Heinrich Apfelmus
You said that reactive-banana didn't feel as simple after the introduction of dynamic event switching, though. Could you pinpoint some particular thing that made you feel like that? Maybe a type signature or a tutorial or something else? I took great care trying to make the dynamic event switching stuff entirely optional, so you can use reactive-banana without understanding it at all, but I'm not sure if I succeeded.

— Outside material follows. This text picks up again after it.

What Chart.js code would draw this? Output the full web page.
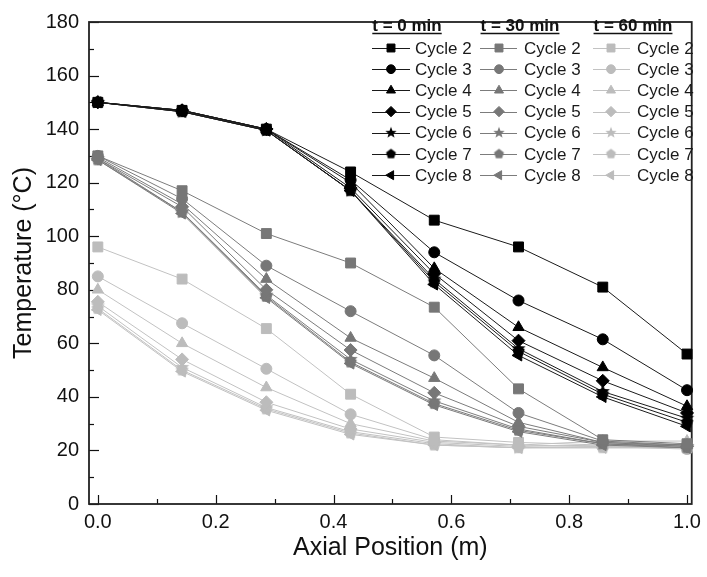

I think this is less of an issue with reactive-banana than with classic FRP in general. The type signatures of Netwire can be scary at first sight, but they are consistent throughout the entire library. Once you understand one of these type signatures you understand all of them. Once you know how to use one wire, you know how to use all others. Let me pinpoint something in particular: events. In reactive-banana events are special, in Netwire they are not. This makes dynamic switching special in reactive-banana and natural in Netwire. Let me show you an example: You want to dispaly "one" for ten seconds, then "two" for twelve seconds, then start over: myWire = "one" . for 10 --> "two" . for 12 --> myWire Events and particularly dynamic event switching is one of the main problems Netwire solves elegantly. You can add this to reactive-banana, too, but it would require changing almost the entire event interface. Greets, Ertugrul -- Not to be or to be and (not to be or to be and (not to be or to be and (not to be or to be and ... that is the list monad.